Я смотрю на белый кафель ординаторской, на кушетку с липкой клеенкой, на металлический отсвет хромированных инструментов и прошу:
— Доктор, а нельзя ли это сделать завтра.
— Завтра?
— У меня концерт вечером. Я — дирижер оркестра.
— Голубчик, какая может быть сейчас музыка? — удивляется врач. — А Постановление? Вы хотите, чтобы я его нарушил?
— Я понимаю, доктор…
— Если что, из меня последнюю душу…
— Обещаю — буду после концерта!
— Какие могут быть концерты? — задумывается старенький врач.
— Клянусь!..
— Не нужны мне ваши клятвы, — отмахивается. — Все клянутся, — с тревогой посмотрел в окно, — кому не лень.
— Это мой последний концерт, — защищаюсь из последних сил.
— Матушка жива?
— Да, конечно, — вру я.
Старенький доктор подходит к умывальнику, пускает воду, потом манит меня пальцем к себе. И я иду к нему, доброму сатрапу. Иду, потому, что живу надеждой на чудо.
И оно происходит — и наступает вечер. Я стою за дирижерским пультом, за моей спиной темный зал. Он практически пуст — слушатели пришли, но их очень мало, их почти нет. (Какие могут быть концерты?)

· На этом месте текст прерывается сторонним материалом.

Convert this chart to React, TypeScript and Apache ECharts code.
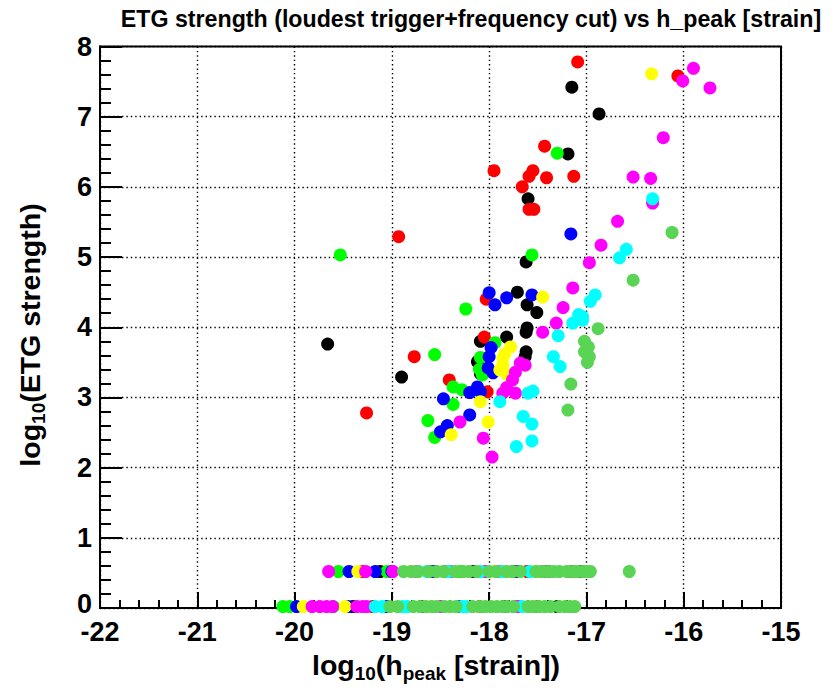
import React, { useEffect, useRef } from "react";
import * as echarts from "echarts";

// ---- data (log10 h_peak, log10 ETG strength) ----
const blackPoints: [number, number][] = [
  [-17.15, 7.42], [-16.87, 7.04], [-17.19, 6.47], [-17.60, 5.83], [-17.62, 4.93],
  [-19.66, 3.76], [-18.90, 3.29], [-17.71, 4.50], [-17.61, 4.32], [-17.51, 4.21],
  [-17.61, 3.99], [-17.82, 3.86], [-17.62, 3.65], [-17.63, 3.58], [-18.09, 3.80],
  [-18.12, 3.51], [-18.09, 3.34], [-17.62, 3.93],
];
const redPoints: [number, number][] = [
  [-17.09, 7.78], [-16.06, 7.58], [-17.43, 6.58], [-17.95, 6.23], [-17.55, 6.23],
  [-17.59, 6.15], [-17.41, 6.13], [-17.66, 6.00], [-17.59, 5.68], [-17.54, 5.68],
  [-17.13, 6.15], [-18.93, 5.29], [-18.77, 3.58], [-19.26, 2.78], [-18.41, 3.25],
  [-18.05, 3.86], [-18.03, 4.40], [-18.02, 3.08],
];
const greenPoints: [number, number][] = [
  [-17.30, 6.48], [-17.56, 5.03], [-19.53, 5.03], [-18.24, 4.26], [-18.56, 3.61],
  [-18.37, 3.15], [-18.28, 3.11], [-18.37, 2.90], [-18.63, 2.67], [-18.56, 2.43],
  [-18.09, 3.57], [-18.07, 3.32], [-17.94, 3.78], [-18.10, 3.40],
];
const bluePoints: [number, number][] = [
  [-17.16, 5.33], [-18.00, 4.49], [-17.94, 4.32], [-17.82, 4.42], [-17.56, 4.46],
  [-17.98, 3.71], [-18.00, 3.58], [-18.01, 3.42], [-17.96, 3.35], [-18.12, 3.15],
  [-18.20, 3.07], [-18.47, 2.98], [-18.20, 2.75], [-18.43, 2.60], [-18.50, 2.51],
  [-18.09, 3.08],
];
const yellowPoints: [number, number][] = [
  [-16.33, 7.61], [-17.45, 4.43], [-17.78, 3.72], [-17.86, 3.56], [-17.86, 3.46],
  [-17.89, 3.39], [-17.81, 3.32], [-18.09, 2.94], [-18.01, 2.65], [-18.39, 2.47],
  [-17.84, 3.62],
];
const magentaPoints: [number, number][] = [
  [-15.90, 7.69], [-16.01, 7.51], [-15.73, 7.41], [-16.21, 6.70], [-16.52, 6.14],
  [-16.34, 6.12], [-16.32, 5.77], [-16.68, 5.51], [-16.85, 5.17], [-16.97, 4.92],
  [-17.14, 4.56], [-17.24, 4.28], [-17.31, 4.06], [-17.45, 3.93], [-17.63, 3.46],
  [-17.68, 3.49], [-17.73, 3.36], [-17.76, 3.25], [-17.82, 3.14], [-17.73, 3.06],
  [-17.86, 3.06], [-18.30, 2.65], [-18.06, 2.42], [-17.97, 2.15],
];
const cyanPoints: [number, number][] = [
  [-16.32, 5.83], [-16.59, 5.11], [-16.66, 4.99], [-16.91, 4.46], [-16.96, 4.37],
  [-17.04, 4.15], [-17.08, 4.18], [-17.14, 4.06], [-17.04, 4.10], [-17.29, 3.88],
  [-17.34, 3.58], [-17.27, 3.44], [-17.55, 3.09], [-17.60, 3.06], [-17.89, 2.94],
  [-17.65, 2.73], [-17.56, 2.62], [-17.56, 2.38], [-17.72, 2.30],
];
const olivePoints: [number, number][] = [
  [-16.12, 5.35], [-16.52, 4.67], [-16.88, 3.98], [-17.02, 3.80], [-16.98, 3.72],
  [-17.02, 3.65], [-16.97, 3.58], [-16.99, 3.50], [-17.16, 3.19], [-17.19, 2.82],
];

// points piled on the two low strength rows (x values only)
const HIGH_ROW = 0.52;
const LOW_ROW = 0.02;
const blackHigh = [-19.12, -18.56, -18.16, -17.75, -17.40, -17.05];
const blackLow = [-19.40, -18.70, -17.85, -17.30];
const redHigh = [-19.30, -18.45, -17.61, -17.15];
const redLow = [-19.20, -18.10, -17.50];
const greenHigh = [-19.55, -19.05, -18.30, -17.90];
const greenLow = [-20.12, -20.05, -19.60];
const blueHigh = [-19.44, -19.17, -19.00, -18.60, -17.70];
const blueLow = [-19.98, -19.45, -19.05, -18.30];
const yellowHigh = [-19.35, -18.80, -17.94, -17.50];
const yellowLow = [-19.91, -19.48, -18.60];
const magentaHigh = [-19.65, -19.27, -18.99, -18.74, -18.40, -17.89, -17.45, -18.04];
const magentaLow = [-19.82, -19.74, -19.67, -19.61, -19.36, -19.30, -19.26, -18.50, -17.73, -17.70];
const cyanHigh = [-18.64, -18.09, -17.58, -17.87, -18.42];
const cyanLow = [-19.17, -19.10, -18.89, -18.84, -18.28, -18.23, -17.66];
const oliveHigh = [
  -18.88, -18.80, -18.73, -18.62, -18.54, -18.47, -18.35, -18.27, -18.21, -18.13,
  -18.00, -17.93, -17.82, -17.76, -17.68, -17.52, -17.46, -17.40, -17.34, -17.28,
  -17.20, -17.14, -17.10, -17.04, -17.00, -16.96, -16.56,
];
const oliveLow = [
  -19.02, -18.94, -18.78, -18.71, -18.65, -18.59, -18.54, -18.46, -18.40, -18.34,
  -18.17, -18.10, -18.04, -17.98, -17.92, -17.86, -17.81, -17.75, -17.60, -17.55,
  -17.49, -17.43, -17.37, -17.28, -17.22, -17.17, -17.12,
];

const xTicks = [-22, -21, -20, -19, -18, -17, -16, -15];
const yTicks = [0, 1, 2, 3, 4, 5, 6, 7, 8];

const FONT = "'Liberation Sans', Arial, Helvetica, sans-serif";

const groups = [
  { color: "#000000", pts: blackPoints, hi: blackHigh, lo: blackLow },
  { color: "#ff0000", pts: redPoints, hi: redHigh, lo: redLow },
  { color: "#00ff00", pts: greenPoints, hi: greenHigh, lo: greenLow },
  { color: "#0000ff", pts: bluePoints, hi: blueHigh, lo: blueLow },
  { color: "#ffff00", pts: yellowPoints, hi: yellowHigh, lo: yellowLow },
  { color: "#ff00ff", pts: magentaPoints, hi: magentaHigh, lo: magentaLow },
  { color: "#00ffff", pts: cyanPoints, hi: cyanHigh, lo: cyanLow },
  { color: "#59d454", pts: olivePoints, hi: oliveHigh, lo: oliveLow },
];

export default function App() {
  const ref = useRef<HTMLDivElement>(null);
  useEffect(() => {
    document.body.style.margin = "0";
    if (!ref.current) return;
    const chart = echarts.init(ref.current, null, { renderer: "svg" });
    const labelBase = {
      color: "#000",
      fontFamily: FONT,
      fontWeight: "bold" as const,
      fontSize: 27,
      lineHeight: 20,
    };
    const axisCommon = {
      type: "value" as const,
      interval: 1,
      axisLine: { show: true, onZero: false, lineStyle: { color: "#000", width: 2 } },
      splitLine: { show: true, lineStyle: { color: "#000", width: 1.4, type: [1.4, 3] } },
    };
    const sub = { fontFamily: FONT, fontWeight: "bold", fontSize: 19, fill: "#000", padding: [16, 0, 0, 0] };
    const main = { fontFamily: FONT, fontWeight: "bold", fontSize: 28.5, fill: "#000" };
    chart.setOption({
      animation: false,
      grid: {
        left: 100,
        right: 55,
        top: 46.5,
        bottom: 86,
        show: true,
        borderColor: "#000",
        borderWidth: 2,
        backgroundColor: "#fff",
      },
      xAxis: {
        ...axisCommon,
        min: xTicks[0],
        max: xTicks[xTicks.length - 1],
        axisTick: { show: true, inside: true, length: 16, lineStyle: { color: "#000", width: 2 } },
        minorTick: { show: true, splitNumber: 5, length: 8, lineStyle: { color: "#000", width: 2 } },
        axisLabel: { ...labelBase, margin: 14 },
      },
      yAxis: {
        ...axisCommon,
        min: yTicks[0],
        max: yTicks[yTicks.length - 1],
        axisTick: { show: true, inside: true, length: 22, lineStyle: { color: "#000", width: 2 } },
        minorTick: { show: true, splitNumber: 5, length: 11, lineStyle: { color: "#000", width: 2 } },
        axisLabel: {
          ...labelBase,
          margin: 8,
          formatter: (v: number) => (v === 0 ? "{z|0}" : `${v}`),
          rich: {
            z: {
              color: "#000",
              fontFamily: FONT,
              fontWeight: "bold",
              fontSize: 27,
              lineHeight: 20,
              padding: [0, 0, 8, 0],
            },
          },
        },
      },
      graphic: [
        {
          type: "text",
          x: 471,
          y: 19,
          style: {
            text: "ETG strength (loudest trigger+frequency cut) vs h_peak [strain]",
            fontFamily: FONT,
            fontWeight: "bold",
            fontSize: 23.2,
            fill: "#000",
            align: "center",
            verticalAlign: "middle",
          },
        },
        {
          type: "text",
          x: 436,
          y: 665,
          style: {
            text: "{a|log}{b|10}{a|(h}{b|peak}{a| [strain])}",
            align: "center",
            verticalAlign: "middle",
            rich: { a: main, b: sub },
          },
        },
        {
          type: "text",
          x: 30,
          y: 335,
          rotation: Math.PI / 2,
          style: {
            text: "{a|log}{b|10}{a|(ETG strength)}",
            align: "center",
            verticalAlign: "middle",
            rich: { a: main, b: sub },
          },
        },
      ],
      series: groups.map((g) => ({
        type: "scatter",
        symbol: "circle",
        symbolSize: 13,
        silent: true,
        clip: false,
        itemStyle: { color: g.color, opacity: 1 },
        data: [
          ...g.pts,
          ...g.hi.map((x) => [x, HIGH_ROW]),
          ...g.lo.map((x) => [x, LOW_ROW]),
        ],
      })),
    });
    return () => chart.dispose();
  }, []);
  return <div ref={ref} style={{ width: 836, height: 694 }} />;
}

И тем не менее мои руки живут, и летит в свободном полете над пюпитром моя дирижерская палочка. Волшебная палочка. И звучит великая музыка, и будет она звучать пока есть надежда. Но есть ли эта надежда? Я знаю, она есть, потому, что несмотря ни на что мой оркестр играет. Они играют, мои коллеги! Я вижу их родные лица, свободные лица свободных людей. Мы побеждаем всякий раз, когда собираемся вместе, чтобы играть. Пусть зал безмолвен и мертв. Пока есть музыка, есть и мы, сопротивляющиеся агрессивной посредственности.